Por el padre Miguel Ángel
padre.miguel.angel@hotmail.com
Dos monjes caminaban por la selva. Cuando se aproximaron a la orilla de un río que no tenía puente, se encontraron una joven mujer con su hijo, que no podía cruzarlo porque la creciente había subido.
La mujer les dijo que ellos eran la respuesta a sus oraciones, pues iba a visitar a su esposo enfermo en un hospital psiquiátrico. El más anciano respondió molesto que ayudaría al jovencito, porque su religión no le permitía contacto alguno con las mujeres.
Así, ambos monjes, cargando en su espalda a la mujer y a su hijo de nueve años, cruzaron al torrente, cuya creciente les llegaba a la cintura. Al llegar al otro lado, la mujer agradeció la oportuna ayuda y sonrió con respecto y amabilidad al monje que le había transportado.
Cuando quedaron solos los dos monjes, el anciano le recriminó al joven: “Nuestra religión nos prohíbe el contacto con las mujeres y tú tocabas los muslos de aquella mujer tan hermosa”.
El monje joven simplemente encogió los hombros y no contestó palabra alguna.
Más adelante, cuando se sentaron a descansar, el anciano insistió con dureza: “¿Te diste cuenta de su sonrisa insinuadora con la que se despidió de ti? Y todo por cargarla en tus espaldas, teniendo contacto con su piel.”

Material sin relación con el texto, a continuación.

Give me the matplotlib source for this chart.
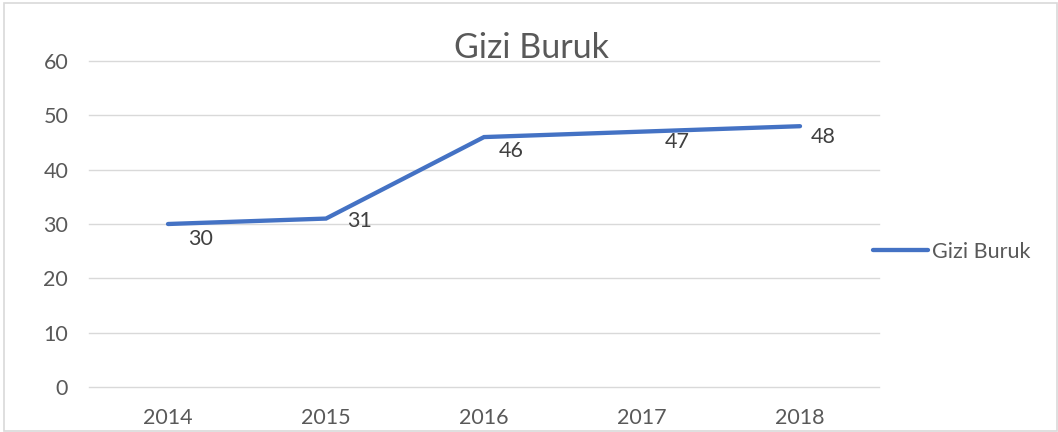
import matplotlib
matplotlib.use("Agg")
import matplotlib.pyplot as plt
from matplotlib.patches import Rectangle

years = ['2014', '2015', '2016', '2017', '2018']
gizi_buruk = [30, 31, 46, 47, 48]
series_name = 'Gizi Buruk'
y_ticks = [0, 10, 20, 30, 40, 50, 60]

# label offsets (pixels, right / down) as placed in the original
label_offsets = [(33, 15), (34, 2), (27, 14), (35, 10), (23, 11)]

plt.rcParams['font.family'] = ['Lato', 'DejaVu Sans']
txt_color = '#595959'
grid_color = '#d9d9d9'
blue = '#4472C4'

fig = plt.figure(figsize=(10.58, 4.32), dpi=100)
ax = fig.add_axes([89 / 1058, 1 - 387 / 432, 790 / 1058, 326 / 432])

x = list(range(len(years)))
line, = ax.plot(x, gizi_buruk, color=blue, lw=3.1, solid_capstyle='round',
                solid_joinstyle='miter', label=series_name, zorder=3)

for xi, v, (dx, dy) in zip(x, gizi_buruk, label_offsets):
    ax.annotate(str(v), (xi, v), xytext=(dx * 0.72, -dy * 0.72),
                textcoords='offset points', ha='center', va='center',
                fontsize=15.5, color='#404040')

ax.set_xlim(-0.5, len(years) - 0.5)
ax.set_ylim(0, 60)
ax.set_xticks(x)
ax.set_xticklabels(years)
ax.set_yticks(y_ticks)
ax.tick_params(axis='both', length=0, labelsize=15.5, labelcolor=txt_color)
ax.tick_params(axis='y', pad=15)
ax.tick_params(axis='x', pad=15)
ax.grid(axis='y', color=grid_color, lw=1.0)
for gl in ax.get_ygridlines():
    gl.set_clip_on(False)
ax.set_axisbelow(True)
for s in ax.spines.values():
    s.set_visible(False)

fig.text(531 / 1058, 1 - 48 / 432, series_name, ha='center', va='center',
         fontsize=24.5, color=txt_color)

fig.legend(handles=[line], loc='center left',
           bbox_to_anchor=(873 / 1058, 1 - 252 / 432), frameon=False,
           borderpad=0, borderaxespad=0, handlelength=2.55,
           handletextpad=0.18, prop={'size': 15.5}, labelcolor=txt_color)

fig.patches.append(Rectangle((4 / 1058, 1 - 430.5 / 432), 1052.5 / 1058, 427.5 / 432,
                             transform=fig.transFigure, fill=False,
                             edgecolor=grid_color, lw=1.2))

fig.savefig('out.png', dpi=100)
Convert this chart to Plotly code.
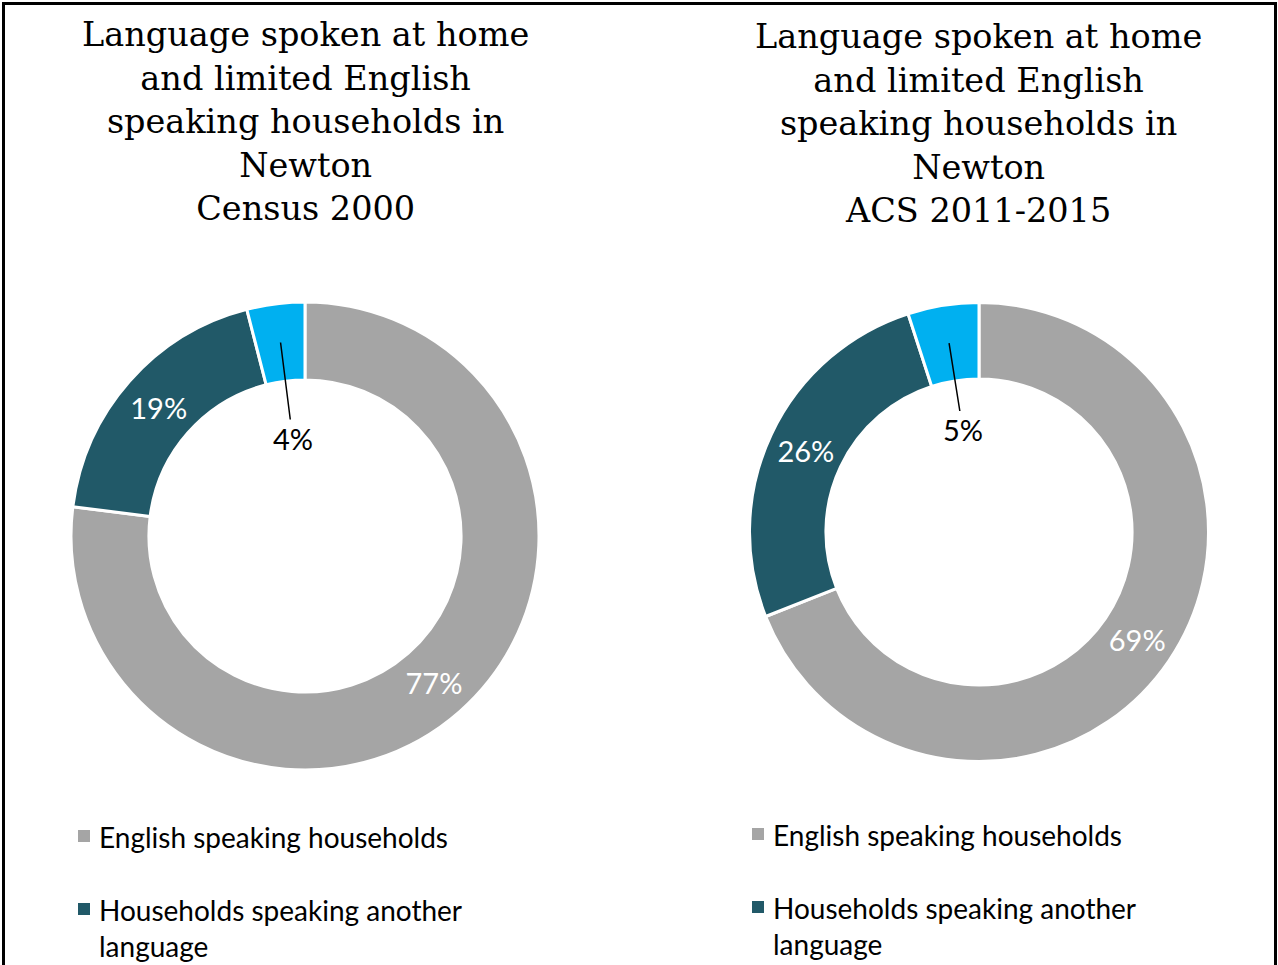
import math
import plotly.graph_objects as go

# ---- data ----
categories = ["English speaking households",
              "Households speaking another language",
              "Limited English speaking households"]
values_2000 = [77, 19, 4]
values_acs = [69, 26, 5]
title_2000 = "Language spoken at home<br>and limited English<br>speaking households in<br>Newton<br>Census 2000"
title_acs = "Language spoken at home<br>and limited English<br>speaking households in<br>Newton<br>ACS 2011-2015"
legend_labels = ["English speaking households",
                 "Households speaking another<br>language"]
colors = ["#A5A5A5", "#215968", "#00B0F0"]

W, H = 1278, 965
HOLE = 0.667

def px_x(p):
    return p / W

def px_y(p):
    return 1 - p / H

# donut geometry (pixel centre and radius)
donuts = [
    dict(vals=values_2000, cx=305, cy=536, r=234, title=title_2000, ty=122,
         lx=78, ly=[836, 909], rt=0.42),
    dict(vals=values_acs, cx=979, cy=532, r=229.5, title=title_acs, ty=124,
         lx=752, ly=[834, 907], rt=0.45),
]

fig = go.Figure()
annotations = []
shapes = []

for d in donuts:
    vals = d["vals"]
    texts = [f"{v}%" for v in vals[:2]] + [""]
    fig.add_trace(go.Pie(
        labels=categories, values=vals, hole=HOLE, sort=False,
        direction="clockwise", rotation=0,
        marker=dict(colors=colors, line=dict(color="white", width=3)),
        text=texts, textinfo="text", textposition="inside",
        insidetextorientation="horizontal",
        textfont=dict(color="white", size=29, family="Lato"),
        showlegend=False, hoverinfo="label+value",
        domain=dict(x=[px_x(d["cx"] - d["r"]), px_x(d["cx"] + d["r"])],
                    y=[px_y(d["cy"] + d["r"]), px_y(d["cy"] - d["r"])]),
    ))
    # label for small slice, pointing into the hole
    total = sum(vals)
    mid = (sum(vals[:2]) + vals[2] / 2) / total
    ang = 2 * math.pi * mid
    r_mid = d["r"] * (1 + HOLE) / 2
    hx = d["cx"] + r_mid * math.sin(ang)
    hy = d["cy"] - r_mid * math.cos(ang)
    r_txt = d["r"] * d["rt"]
    tx = d["cx"] + r_txt * math.sin(ang)
    ty = d["cy"] - r_txt * math.cos(ang)
    annotations.append(dict(
        x=px_x(hx), y=px_y(hy), xref="paper", yref="paper",
        ax=tx - hx, ay=ty - hy, axref="pixel", ayref="pixel",
        text=f"{vals[2]}%", showarrow=True, arrowhead=0, arrowwidth=1.5,
        arrowcolor="black", standoff=0, startstandoff=0,
        font=dict(family="Lato", size=29, color="black"),
    ))
    # title
    annotations.append(dict(
        x=px_x(d["cx"]), y=px_y(d["ty"]), xref="paper", yref="paper",
        xanchor="center", yanchor="middle", showarrow=False,
        text=d["title"], align="center",
        font=dict(family="DejaVu Serif", size=33.5, color="black"),
    ))
    # legend (first two entries visible)
    for i, lab in enumerate(legend_labels):
        sy = d["ly"][i]
        shapes.append(dict(type="rect", xref="paper", yref="paper",
                           x0=px_x(d["lx"]), x1=px_x(d["lx"] + 12),
                           y0=px_y(sy + 6), y1=px_y(sy - 6),
                           fillcolor=colors[i], line=dict(width=0)))
        annotations.append(dict(
            x=px_x(d["lx"] + 19), y=px_y(sy - 18), xref="paper", yref="paper",
            xanchor="left", yanchor="top", showarrow=False, align="left",
            text=lab, font=dict(family="Lato", size=28, color="black"),
        ))

# outer frame (bottom edge is cut off)
shapes.append(dict(type="path", xref="paper", yref="paper",
                   path=f"M {px_x(3.5)},{px_y(H + 10)} L {px_x(3.5)},{px_y(3.5)} "
                        f"L {px_x(1275.5)},{px_y(3.5)} L {px_x(1275.5)},{px_y(H + 10)}",
                   line=dict(color="black", width=3)))

fig.update_layout(
    width=W, height=H, margin=dict(l=0, r=0, t=0, b=0),
    paper_bgcolor="white", plot_bgcolor="white",
    annotations=annotations, shapes=shapes,
)

fig.write_html("out.html", config={"displayModeBar": False},
               post_script="document.body.style.margin='0px';"
                           "document.body.style.overflow='hidden';")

Cuando ya entraban al convento, el mayor reprochó otra vez con insistencia: “Debes confesarte de haber tocado a una mujer, porque has manchado tu cuerpo”.
El joven le respondió:
-Yo cargué a la mujer solo por tres minutos para atravesar el río y se encontrara con su marido enfermo, pero tú la vienes cargando todo este tiempo. ¿Por qué no te liberas ya de ella? Si yo manché mi cuerpo, tú has manchado tu mente y tu alma.
De nuestro interior nacen los malos pensamientos, las traiciones e infidelidades. En nuestro corazón se gestan los robos, los adulterios. Si dejamos que esta cizaña crezca dentro de nosotros mismos, muy pronto extenderá sus ramas fuera de nosotros mismos.
Señor, crea en mi, oh Dios, un corazón puro, porque para el puro todas las cosas son puras.
Todos conocemos el refrán que dice “caras vemos, corazones no sabemos”, y cuántas veces en la vida ordinaria nos ponemos a juzgar a los demás por los solas apariencias, sin darnos cuenta que el interior cada quien solo lo conoce Dios.
Es necesario que evitemos todo prejuicio; no podemos juzgar a nadie, ni siquiera a nosotros mismos, porque podríamos ser o muy exigentes o muy benévolos. Mejor dejemos que Dios nos juzgue.